How companies rip off poor employees — and get away with it

U.S. companies that cheat their workers out of pay are unlikely to be fined or punished even after they're caught.

Video Transcript

MIKE HOUSEHOLDER: Ruth Palacio and her husband, Arturo Ziello are trying to make ends meet, but they're barely getting by. They can no longer send money back to family in Mexico.

RUTH PALACIO: [SPEAKING SPANISH]

MIKE HOUSEHOLDER: From the early days of the pandemic through the summer, the couple had steady work disinfecting the hospital rooms at Memorial Sloan Kettering in New York City.

RUTH PALACIO: [SPEAKING SPANISH]

MIKE HOUSEHOLDER: The couple worried about getting sick, but they thought it would be worth it, until they started getting their paychecks. They said they were paid a fraction of what they were owed, making their hourly pay often less than minimum wage.

RUTH PALACIO: [SPEAKING SPANISH]

JENNIFER LEE: It's something that is absolutely prevalent among workers, particularly low wage workers.

MIKE HOUSEHOLDER: The Center for Public Integrity found that companies have little incentive to follow the law. In 2019 alone, the US Department of Labor cited 8500 employers for stealing $287 million from workers. An analysis shows the department rarely penalizes repeat offenders, and companies are more prone to cheating employees of color and immigrant workers.

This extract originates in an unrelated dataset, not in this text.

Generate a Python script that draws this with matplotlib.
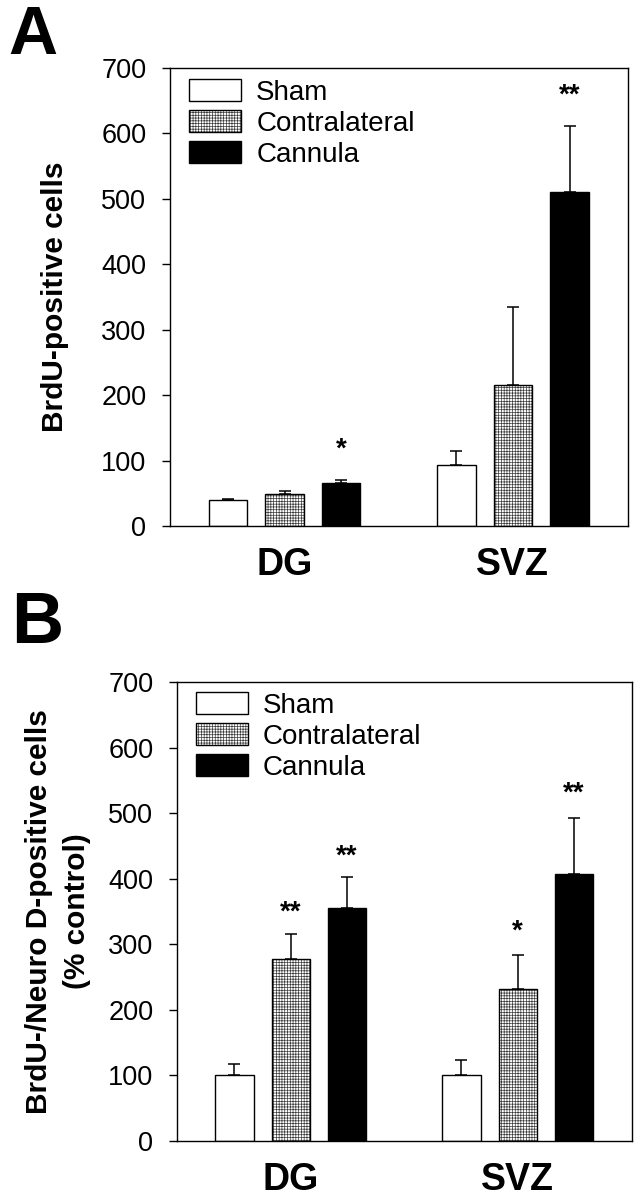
import matplotlib.pyplot as plt
from matplotlib.legend_handler import HandlerTuple
import numpy as np

plt.rcParams['font.family'] = ['Liberation Sans', 'DejaVu Sans']
plt.rcParams['hatch.linewidth'] = 0.5

regions = ['DG', 'SVZ']
groups = ['Sham', 'Contralateral', 'Cannula']

# panel A - BrdU-positive cells (counts)
a_sham = [39, 93]
a_sham_err = [3, 21]
a_contra = [49, 215]
a_contra_err = [5, 120]
a_cannula = [65, 510]
a_cannula_err = [5, 101]
a_stars = [['', ''], ['', ''], ['*', '**']]
a_star_y = [[0, 0], [0, 0], [117, 658]]

# panel B - BrdU/NeuroD-positive cells (% control)
b_sham = [100, 100]
b_sham_err = [18, 23]
b_contra = [278, 232]
b_contra_err = [37, 52]
b_cannula = [355, 407]
b_cannula_err = [47, 85]
b_stars = [['', ''], ['**', '*'], ['**', '**']]
b_star_y = [[0, 0], [348, 320], [433, 530]]

centers = np.array([1.0, 5.03])
offsets = [-1, 0, 1]
width = 0.68


def draw_panel(ax, means, errs, stars, star_y, ylabel, label_x, legend_x, legend_y):
    handles = []
    for i, (m, e) in enumerate(zip(means, errs)):
        x = centers + offsets[i]
        if i == 0:
            h = ax.bar(x, m, width, color='white', edgecolor='black', linewidth=1.0, zorder=2)
        elif i == 1:
            fill = ax.bar(x, m, width, color='white', edgecolor='#3a3a3a', hatch='++++++',
                          linewidth=0, zorder=2)
            edge = ax.bar(x, m, width, color='none', edgecolor='black', linewidth=1.0, zorder=3)
            h = (fill, edge)
        else:
            h = ax.bar(x, m, width, color='black', edgecolor='black', linewidth=1.0, zorder=2)
        handles.append(h)
        ax.errorbar(x, m, yerr=[np.zeros(len(e)), e], fmt='none', ecolor='black',
                    elinewidth=1.1, capsize=4, capthick=1.1, zorder=1)
        for xi, s, yi in zip(x, stars[i], star_y[i]):
            if s:
                ax.text(xi, yi, s, ha='center', va='center', fontsize=20, fontweight='bold')

    ax.set_xlim(-1.02, 7.06)
    ax.set_ylim(0, 700)
    ax.set_yticks(range(0, 701, 100))
    ax.tick_params(axis='y', direction='out', length=6, width=1, labelsize=19.5, pad=11)
    ax.set_xticks(centers, regions, fontsize=27, fontweight='bold')
    ax.tick_params(axis='x', length=0, pad=15)
    for sp in ax.spines.values():
        sp.set_linewidth(1.0)

    ax.set_ylabel(ylabel, fontsize=21.5, fontweight='bold', ha='center', va='center', linespacing=1.45)
    ax.yaxis.set_label_coords(label_x, 0.5)

    ax.legend(handles, groups, loc='upper left', bbox_to_anchor=(legend_x, legend_y),
              frameon=False, fontsize=20, handlelength=1.87, handleheight=0.86,
              handletextpad=0.55, labelspacing=0.15, borderpad=0, borderaxespad=0,
              handler_map={tuple: HandlerTuple(ndivide=1, pad=0)})


fig = plt.figure(figsize=(6.43, 11.99), dpi=100)
W, H = 643, 1199
ax_a = fig.add_axes([170 / W, 1 - 526 / H, 458 / W, 458 / H])
ax_b = fig.add_axes([177 / W, 1 - 1141 / H, 455 / W, 459 / H])

draw_panel(ax_a, [a_sham, a_contra, a_cannula], [a_sham_err, a_contra_err, a_cannula_err],
           a_stars, a_star_y, 'BrdU-positive cells', -0.251, 0.0415, 0.976)
draw_panel(ax_b, [b_sham, b_contra, b_cannula], [b_sham_err, b_contra_err, b_cannula_err],
           b_stars, b_star_y, 'BrdU-/Neuro D-positive cells\n(% control)', -0.262, 0.041, 0.978)

fig.text(8 / W, 1 - 4 / H, 'A', fontsize=49, fontweight='bold', va='top', ha='left')
fig.text(11 / W, 1 - 590 / H, 'B', fontsize=52, fontweight='bold', va='top', ha='left')

fig.savefig('out.png', dpi=100)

JENNIFER LEE: It doesn't matter that you don't have work authorization. If you perform the work, you need to be paid for it. And if you somehow qualify for overtime, for example, you need to be paid overtime.

MIKE HOUSEHOLDER: And during the pandemic workers have been more reluctant to come forward for fear of losing their jobs, but not Fidel Martinez. A demolition contractor owed Martinez and his co-workers more than $20,000 for knocking down several Walgreens stores and other structures. Martinez had to borrow money from friends to pay his bills, until a local nonprofit helped him recover his wages.

FIDEL MARTINEZ: [SPEAKING SPANISH]

MIKE HOUSEHOLDER: Palacio and her husband are suing the contractor hired by the hospital and its subcontractors. The hospital didn't respond to requests for comment, and in court records BMS CAT denied paying cleaners less than the minimum wage or owing them overtime pay.

RUTH PALACIO: [SPEAKING SPANISH]

MIKE HOUSEHOLDER: Workers say they simply want what is owed to them. Mike Householder, the Associated Press.